Negotiating with creditors

Call creditors to request lower rates or hardship plans if struggling. Document conversations and confirm agreements in writing. Small negotiated reductions can meaningfully shorten repayment timelines.

Savings vehicles, retirement accounts, and investment basics

Not all accounts are created equal—match the vehicle to the goal.

Short-term parking spots

High-yield savings accounts and money market accounts offer liquidity and decent interest for emergency funds and near-term goals. CDs provide higher yields for money you can lock up; laddering CDs protects access while capturing higher rates.

Retirement accounts

401(k) plans (employer-sponsored) and IRAs (individual) have tax advantages. Traditional contributions reduce taxable income now; Roth contributions grow tax-free and are withdrawn tax-free in retirement. Take full advantage of employer matching—it’s free money. Contribution limits change yearly; stay aware and max what you can based on your goals and tax strategy.

Investing principles

Assess risk tolerance, diversify across asset classes (stocks, bonds, cash), and favor low-cost, broad-based index funds or ETFs for many investors.
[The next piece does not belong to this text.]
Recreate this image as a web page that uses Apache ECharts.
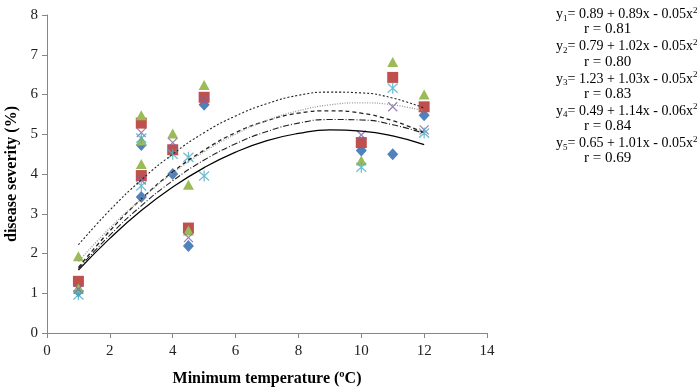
<!DOCTYPE html>
<html>
<head>
<meta charset="utf-8">
<script src="https://cdn.jsdelivr.net/npm/echarts@6/dist/echarts.min.js"></script>
<style>
  html, body { margin: 0; padding: 0; background: #fff; }
  #chart { width: 700px; height: 389px; }
</style>
</head>
<body>
<div id="chart"></div>
<script>
// observed points, [temperature, severity]
const blueDiamonds = [[1, 1.05], [3, 4.73], [3, 3.42], [4, 4.00], [4.5, 2.19], [5, 5.74], [10, 4.59], [11, 4.50], [12, 5.48]];
const redSquares = [[1, 1.30], [3, 5.28], [3, 3.96], [4, 4.61], [4.5, 2.64], [5, 5.93], [10, 4.79], [11, 6.43], [12, 5.69]];
const greenTriangles = [[1, 1.93], [1, 1.12], [3, 5.48], [3, 4.84], [3, 4.25], [4, 5.02], [4.5, 3.73], [4.5, 2.58], [5, 6.24], [10, 4.34], [11, 6.82], [12, 6.00]];
const purpleCrosses = [[1, 1.10], [3, 5.04], [3, 3.85], [4, 4.79], [4.5, 2.40], [5, 5.85], [10, 4.98], [11, 5.69], [12, 5.11]];
const cyanStars = [[1, 0.96], [3, 4.90], [3, 3.70], [4, 4.50], [4.5, 4.42], [5, 3.95], [10, 4.17], [11, 6.16], [12, 5.03]];

// fitted curves
const curveX = [1, 2, 3, 4, 5, 6, 7, 8, 9, 10, 11, 12];
const fitSolid = [1.58, 2.38, 3.08, 3.67, 4.16, 4.55, 4.84, 5.02, 5.11, 5.08, 4.96, 4.74];
const fitDashDot = [1.62, 2.46, 3.20, 3.83, 4.35, 4.76, 5.07, 5.28, 5.37, 5.36, 5.24, 5.02];
const fitDashed = [1.65, 2.57, 3.37, 4.05, 4.60, 5.04, 5.34, 5.53, 5.59, 5.53, 5.34, 5.04];
const fitDotted = [1.80, 2.64, 3.37, 4.02, 4.56, 5.00, 5.35, 5.59, 5.74, 5.79, 5.74, 5.59];
const fitFineDash = [2.22, 3.09, 3.85, 4.50, 5.04, 5.46, 5.77, 5.98, 6.06, 6.04, 5.91, 5.66];

// equation labels
const eqIndex = ['1', '2', '3', '4', '5'];
const eqBody = ['0.89 + 0.89x - 0.05x', '0.79 + 1.02x - 0.05x', '1.23 + 1.03x - 0.05x', '0.49 + 1.14x - 0.06x', '0.65 + 1.01x - 0.05x'];
const eqR = ['r = 0.81', 'r = 0.80', 'r = 0.83', 'r = 0.84', 'r = 0.69'];

const xTicks = { min: 0, max: 14, interval: 2 };
const yTicks = { min: 0, max: 8, interval: 1 };

const serif = 'Liberation Serif';

function pair(xs, ys) {
    return xs.map(function (x, i) { return [x, ys[i]]; });
}

function scatter(name, data, symbol, size, color, stroked) {
    return {
        name: name,
        type: 'scatter',
        data: data,
        symbol: symbol,
        symbolSize: size,
        itemStyle: stroked
            ? { color: 'rgba(0,0,0,0)', borderColor: color, borderWidth: 1.3 }
            : { color: color, opacity: 1 },
        z: 2
    };
}

function fit(name, ys, color, type, width) {
    return {
        name: name,
        type: 'line',
        data: pair(curveX, ys),
        smooth: true,
        showSymbol: false,
        silent: true,
        lineStyle: { color: color, width: width, type: type },
        z: 3
    };
}

let chart = echarts.init(document.getElementById('chart'));

// equation block on the right
const graphics = [];
eqBody.forEach(function (body, i) {
    graphics.push({
        type: 'text',
        left: 556,
        top: 6 + i * 32.2,
        style: {
            text: '{m|y}{sub|' + eqIndex[i] + '}{m|= ' + body + '}{sup|2}',
            rich: {
                m: { fontFamily: serif, fontSize: 14, fill: '#000' },
                sub: { fontFamily: serif, fontSize: 9, fill: '#000', padding: [8, 0, 0, 0] },
                sup: { fontFamily: serif, fontSize: 9, fill: '#000', padding: [0, 0, 8, 0] }
            }
        }
    });
    graphics.push({
        type: 'text',
        left: 584,
        top: 22 + i * 32.2,
        style: { text: eqR[i], fontFamily: serif, fontSize: 15, fill: '#000' }
    });
});

const option = {
    animation: false,
    backgroundColor: '#fff',
    grid: { left: 47, top: 15, width: 440, height: 318, outerBoundsMode: 'none', containLabel: false },
    xAxis: {
        type: 'value',
        min: xTicks.min, max: xTicks.max, interval: xTicks.interval,
        name: 'Minimum temperature (ºC)',
        nameLocation: 'middle',
        nameGap: 38,
        nameTextStyle: { fontFamily: serif, fontSize: 16, fontWeight: 'bold', color: '#000' },
        axisLine: { lineStyle: { color: '#868686' } },
        axisTick: { show: true, length: 5, lineStyle: { color: '#868686' } },
        axisLabel: { fontFamily: serif, fontSize: 15, color: '#222', margin: 11 },
        splitLine: { show: false }
    },
    yAxis: {
        type: 'value',
        min: yTicks.min, max: yTicks.max, interval: yTicks.interval,
        name: 'disease severity (%)',
        nameLocation: 'middle',
        nameGap: 23,
        nameTextStyle: { fontFamily: serif, fontSize: 16, fontWeight: 'bold', color: '#000' },
        axisLine: { show: true, lineStyle: { color: '#868686' } },
        axisTick: { show: true, length: 5, lineStyle: { color: '#868686' } },
        axisLabel: { fontFamily: serif, fontSize: 15, color: '#222', margin: 9 },
        splitLine: { show: false }
    },
    graphic: graphics,
    series: [
        scatter('s1', blueDiamonds, 'diamond', [11, 12], '#4F81BD', false),
        scatter('s2', redSquares, 'rect', [11, 11], '#C0504D', false),
        scatter('s3', greenTriangles, 'triangle', [11, 10], '#9BBB59', false),
        scatter('s4', purpleCrosses, 'path://M0,0L10,10M10,0L0,10', [9, 9], '#8064A2', true),
        scatter('s5', cyanStars, 'path://M0,0L10,10M10,0L0,10M5,-1L5,11', [10, 11], '#4BACC6', true),
        fit('f1', fitSolid, '#000', 'solid', 1.2),
        fit('f2', fitDashDot, '#222', [6, 2, 1, 2], 1.1),
        fit('f3', fitDashed, '#222', [4, 3], 1.3),
        fit('f4', fitDotted, '#999', [1, 1.5], 1.3),
        fit('f5', fitFineDash, '#222', [2, 2], 1.1)
    ]
};

chart.setOption(option);
</script>
</body>
</html>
Dollar-cost averaging and periodic rebalancing keep your portfolio aligned with goals and risk profile.

Automation, routines, and practical next steps

Automation reduces friction and builds outcomes by default: set automatic transfers for savings, automatic contributions to retirement accounts, and autopay for bills to avoid late fees. Use alerts to monitor overspending, and perform monthly reconciliations to catch errors early. Quarterly check-ins let you adjust the budget for seasonal changes, bonuses, or life events.

Start small and be consistent. Create a simple monthly cash flow statement, pick a budgeting method that suits your temperament, automate your savings and debt payments, and protect yourself with a three- to six-month emergency fund. Monitor your net worth, review your credit reports annually, and choose debt repayment and investment strategies that match your goals and risk tolerance. Financial progress compounds—by building routines, leveraging automation, and aligning money decisions with your values, you create a durable system that lets your finances support the life you want.